There are concerns regarding the effect of heat on the surrounding dentoalveolar tissues. Heat transfer may occur during rinsing of the root canal system with heated solutions through the dentin and jeopardize adjacent supporting tissues. Eriksson and Albrektsson found that the application of 47°C for 1 minute resulted in the resorption of bone without subsequent regeneration. The results of these studies have suggested that the critical temperature for the bone to be susceptible to irreversible injury can be as low as 47°C (10°C rise from normal body temperature). Moreover, the damage to the vital tissues is also dependent on the duration for which the vital tissues are subjected to high temperatures.35 On monitoring temperature evolution during the experimental procedures, it was observed that the temperature reaches equilibrium within 60 seconds. An intact vascularity in the surrounding area and the thermal conductivity of the periodontal membrane and the alveolar bone may also help to dissipate the heat rise on the root surface. Also, the degree of protection offered by dentin depends on its thickness, which plays an important role in heat transfer to the external root surface.
Thus, attempts were made in the present study to collaborate the following parameters to study surface changes in radicular dentin and observed that the effect of heat accelerates the potential of low-concentration sodium hypochlorite, enhancing its tubular penetration without causing destructive damage to the surface characteristics and physical properties of radicular dentin compared with higher concentration solutions.
The limitations of this study are that the experiments were performed in extracted human mandibular premolars. Thus, the results may not be directly applicable to clinical situations. However, the cytotoxic levels of heated sodium hypochlorite and their effect on periradicular tissues remain unknown.

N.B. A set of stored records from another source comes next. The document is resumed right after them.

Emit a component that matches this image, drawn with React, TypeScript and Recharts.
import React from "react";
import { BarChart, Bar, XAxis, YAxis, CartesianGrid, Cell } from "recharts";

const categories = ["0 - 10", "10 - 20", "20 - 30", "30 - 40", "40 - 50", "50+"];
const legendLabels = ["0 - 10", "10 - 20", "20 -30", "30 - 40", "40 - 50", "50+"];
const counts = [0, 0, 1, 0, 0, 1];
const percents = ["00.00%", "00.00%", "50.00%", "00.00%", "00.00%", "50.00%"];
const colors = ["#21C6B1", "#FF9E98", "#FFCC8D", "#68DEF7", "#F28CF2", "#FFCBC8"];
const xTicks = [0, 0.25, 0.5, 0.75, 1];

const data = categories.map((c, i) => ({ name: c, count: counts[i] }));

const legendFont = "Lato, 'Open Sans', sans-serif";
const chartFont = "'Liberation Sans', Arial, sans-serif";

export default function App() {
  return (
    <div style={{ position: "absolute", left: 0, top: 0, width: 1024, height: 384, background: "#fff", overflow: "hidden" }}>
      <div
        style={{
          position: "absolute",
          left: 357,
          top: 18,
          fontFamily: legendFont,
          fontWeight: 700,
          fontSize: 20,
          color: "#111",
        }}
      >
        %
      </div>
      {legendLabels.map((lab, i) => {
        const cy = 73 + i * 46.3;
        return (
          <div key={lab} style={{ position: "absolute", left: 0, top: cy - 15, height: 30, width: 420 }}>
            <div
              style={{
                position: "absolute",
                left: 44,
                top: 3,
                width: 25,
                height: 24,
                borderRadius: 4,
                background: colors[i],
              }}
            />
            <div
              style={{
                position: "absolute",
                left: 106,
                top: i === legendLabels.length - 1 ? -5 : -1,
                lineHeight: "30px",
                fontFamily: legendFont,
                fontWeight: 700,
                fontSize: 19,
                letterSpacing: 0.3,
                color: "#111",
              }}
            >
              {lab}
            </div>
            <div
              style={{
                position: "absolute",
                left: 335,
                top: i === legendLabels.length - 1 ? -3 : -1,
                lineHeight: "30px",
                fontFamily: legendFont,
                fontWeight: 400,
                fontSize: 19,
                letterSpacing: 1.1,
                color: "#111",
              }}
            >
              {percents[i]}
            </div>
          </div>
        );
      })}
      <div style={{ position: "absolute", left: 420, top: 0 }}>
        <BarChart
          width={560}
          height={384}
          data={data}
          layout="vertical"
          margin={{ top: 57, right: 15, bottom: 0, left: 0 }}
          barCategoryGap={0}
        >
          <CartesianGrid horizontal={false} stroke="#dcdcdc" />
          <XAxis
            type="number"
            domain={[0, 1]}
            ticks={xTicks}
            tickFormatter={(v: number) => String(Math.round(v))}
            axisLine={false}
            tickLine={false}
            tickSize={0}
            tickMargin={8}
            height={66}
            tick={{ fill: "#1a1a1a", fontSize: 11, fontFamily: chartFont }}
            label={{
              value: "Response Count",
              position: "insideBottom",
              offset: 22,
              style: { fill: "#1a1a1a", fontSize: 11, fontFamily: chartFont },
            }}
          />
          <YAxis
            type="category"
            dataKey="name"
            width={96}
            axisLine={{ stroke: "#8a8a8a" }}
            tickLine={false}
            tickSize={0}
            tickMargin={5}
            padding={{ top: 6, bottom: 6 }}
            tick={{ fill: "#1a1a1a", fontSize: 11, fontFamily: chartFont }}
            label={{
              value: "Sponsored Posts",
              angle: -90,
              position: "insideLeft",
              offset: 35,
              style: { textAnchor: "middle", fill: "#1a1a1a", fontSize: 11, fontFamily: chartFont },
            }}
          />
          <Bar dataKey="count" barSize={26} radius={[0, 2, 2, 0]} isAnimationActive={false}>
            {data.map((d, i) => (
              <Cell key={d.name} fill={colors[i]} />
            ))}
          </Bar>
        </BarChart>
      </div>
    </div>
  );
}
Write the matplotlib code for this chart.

Microhardness and FTIR spectroscopic analysis were carried out immediately post treatment in the present study, future studies should be conducted to analyze the changes in physical and chemical properties of root dentin after a predetermined waiting period following the treatment with an increase in temperature of sodium hypochlorite irrigant. The effect of saliva, supporting dentoalveolar tissues, the thermal conductivity of dentin, and other buffers might slightly alter the results. Thus, future clinical trials with long-term follow-ups have to be conducted to derive at conclusive evidence.
CONCLUSION
Within the limitations of the present study, it can be concluded that intracanal heating of low-concentration sodium hypochlorite irrigant could be used as a potential alternative technique to enhance root canal disinfection and achieve better dentin tubular penetration without causing an undesirable effect on dentoalveolar tissues, unlike higher concentration analogs.